Google Cloud revenue was up, but losses widened by 45% year-on-year in Q2, as the search and advertising giant struggled to expand its cloud market share – but bosses remained upbeat about its future.
Alphabet’s Q2 earnings, announced 26 July, revealed Google Cloud revenue grew 36% compared to Q2 2021, reaching nearly $6.3 billion for the quarter. While cloud is a massive profit-generator for rival hyperscaler AWS, at Google, cloud losses grew to $858 million, largely on Google’s increased spending on data centres.
CFO Ruth Porat said Alphabet’s biggest Q2 investments were in data centres (along with office facilities, presumably for Google’s return-to-office plan, which has seen mixed results). She also said part of the reason for the jump in cloud costs was a “lag” on data centre investments, which pushed the costs later on in the year.
But even with Google Cloud revenue growing and loss rate holding reasonably steady over the last year, at 13-16% of revenue, its investments in the cloud business only seem to keep it treading water.
While Google Cloud revenue grew 36% in Q2, Microsoft Azure revenue climbed 40% in the same period (46% in constant currency terms) – and in Q1 AWS grew 37% (Amazon’s Q2 results are out tomorrow).
Not only are AWS and Azure five times the size of Google Cloud in revenue terms, but both appear profitable – in AWS’s case, wildly so. (We should note Microsoft does not break out Azure’s actual revenue or profit/loss figures, but bundles it into its “commercial cloud” figures, which include Microsoft 365, LinkedIn and other money-spinners – a lack of transparency which has been repeatedly called out by analysts and journalists alike.)
Alphabet’s management has brushed away these concerns, stating they are investing in the long-term potential of the cloud market.
“On Cloud, we continue to see strong momentum, substantial market opportunity here and still feels like early stages of this transformation. Constantly in conversations with customers, big and small, who are just undertaking the journey. So it kind of shows you the opportunity ahead,” said Alphabet CEO Sundar Pichai during the Q2 earnings call.
In answer to a question about Google Cloud revenue and the urgency of moving towards break-even, Porat said: “It’s a long-term opportunity and enterprise customers are still early in their move to the cloud. And so, we do very much have that debate, that same question that you posed is the right one, which is a trade-off as between revenue growth and immediate profitability.”
This is fine as far as it goes, and Google’s other revenue streams – it turned a $16 billion profit for the quarter, on the back of nearly $70 billion revenue – means it can support Cloud for some time to come. But again, given AWS has been Amazon’s main profit driver for years, Google’s lack of headway into the cloud segment could be a cause for concern.
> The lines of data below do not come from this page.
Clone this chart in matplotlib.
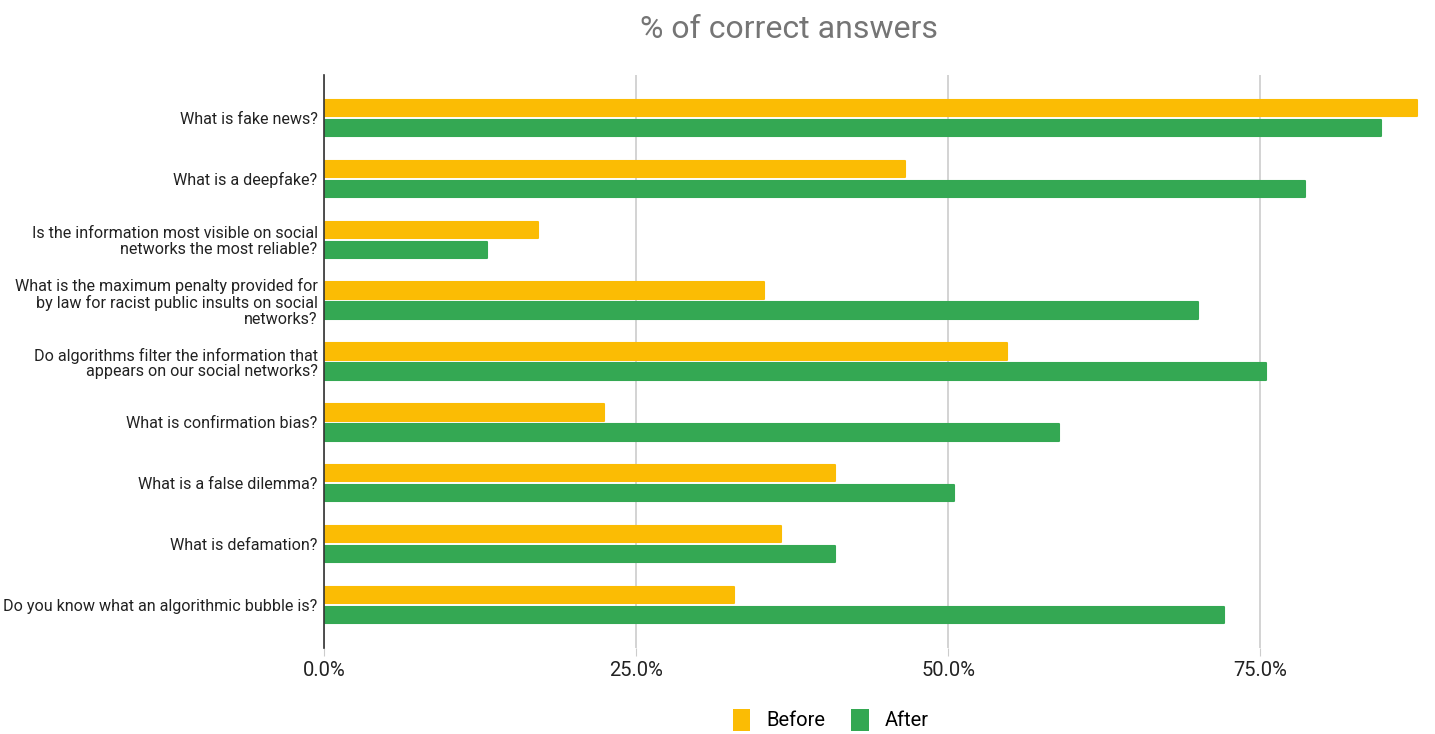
import numpy as np
import matplotlib.pyplot as plt
from matplotlib.ticker import PercentFormatter
from matplotlib.patches import Patch

plt.rcParams['font.family'] = ['Roboto', 'DejaVu Sans']

questions = [
    "What is fake news?",
    "What is a deepfake?",
    "Is the information most visible on social\nnetworks the most reliable?",
    "What is the maximum penalty provided for\nby law for racist public insults on social\nnetworks?",
    "Do algorithms filter the information that\nappears on our social networks?",
    "What is confirmation bias?",
    "What is a false dilemma?",
    "What is defamation?",
    "Do you know what an algorithmic bubble is?",
]
before = [0.876, 0.465, 0.171, 0.352, 0.547, 0.224, 0.409, 0.366, 0.328]
after = [0.847, 0.786, 0.130, 0.700, 0.755, 0.589, 0.505, 0.409, 0.721]
ticks = [0, 0.25, 0.5, 0.75]

before_color = "#FBBC04"
after_color = "#34A853"

fig = plt.figure(figsize=(14.35, 7.34), dpi=100)
ax = fig.add_axes([0.2261, 0.117, 0.7676, 0.781])

y = np.arange(len(questions))
h = 0.27
off = 0.165
ax.barh(y - off, before, height=h, color=before_color, edgecolor=before_color,
        linewidth=1.5, joinstyle="round", zorder=3, label="Before")
ax.barh(y + off, after, height=h, color=after_color, edgecolor=after_color,
        linewidth=1.5, joinstyle="round", zorder=3, label="After")

ax.set_xlim(0, 0.883)
ax.set_ylim(len(questions) - 1 + 0.71, -0.71)
ax.set_yticks(y)
ax.set_yticklabels(questions, fontsize=11.6, color="#222222", linespacing=1.05)
ax.tick_params(axis="y", length=0, pad=5)

ax.set_xticks(ticks)
ax.xaxis.set_major_formatter(PercentFormatter(1.0, decimals=1))
ax.tick_params(axis="x", length=6, color="#cccccc", labelsize=14.5,
               labelcolor="#222222", pad=3)
ax.grid(axis="x", color="#cccccc", linewidth=1.2, zorder=0)

for side in ["top", "right", "bottom"]:
    ax.spines[side].set_visible(False)
ax.spines["left"].set_color("#333333")
ax.spines["left"].set_linewidth(1.2)
ax.spines["left"].set_zorder(4)

fig.suptitle("% of correct answers", x=0.55, y=0.98, fontsize=23,
             color="#757575")

handles = [Patch(facecolor=before_color, label="Before"),
           Patch(facecolor=after_color, label="After")]
fig.legend(handles=handles, loc="lower center", bbox_to_anchor=(0.579, -0.02),
           ncol=2, frameon=False, fontsize=14.5, handlelength=0.85,
           handleheight=1.3, columnspacing=1.3, handletextpad=0.8)

fig.savefig("out.png", dpi=100)
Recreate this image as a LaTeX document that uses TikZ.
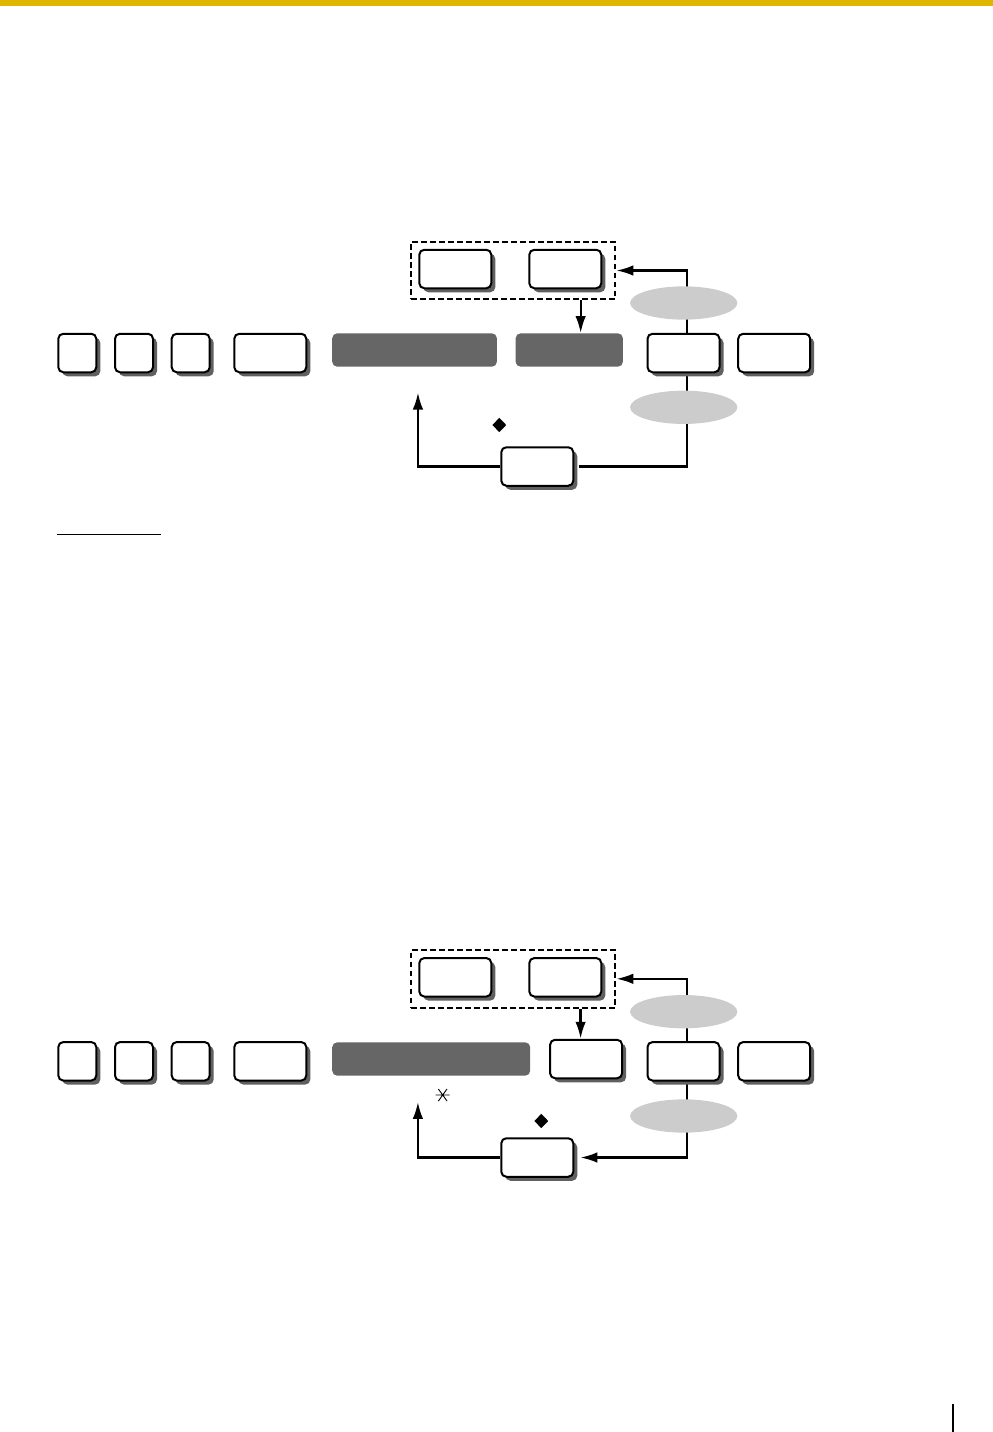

Alphabet’s ‘Other Bets’ losses widen
To put Google Cloud’s $858 million loss in perspective, Alphabet’s “Other Bets” segment – covering its experimental projects – booked a loss of nearly $1.7 billion in Q2, up 20% from Q2 2021, and up 45% from Q1 2022. Revenue from these was $193 million less than half Q1’s $440 million.
Other Bets includes projects such as autonomous vehicle division Waymo, drone operation Wing, and health research operation Calico. Alphabet’s earnings release describes Other Bets revenue as being “primarily from the sale of health technology and internet services”.
Since its creation in 2015 the Other Bets division has been a bit of a hot mess, with companies being moved around, renamed, and occasionally shut down. In comparison Google Cloud is a well-oiled machine, well on the path to commercial viability.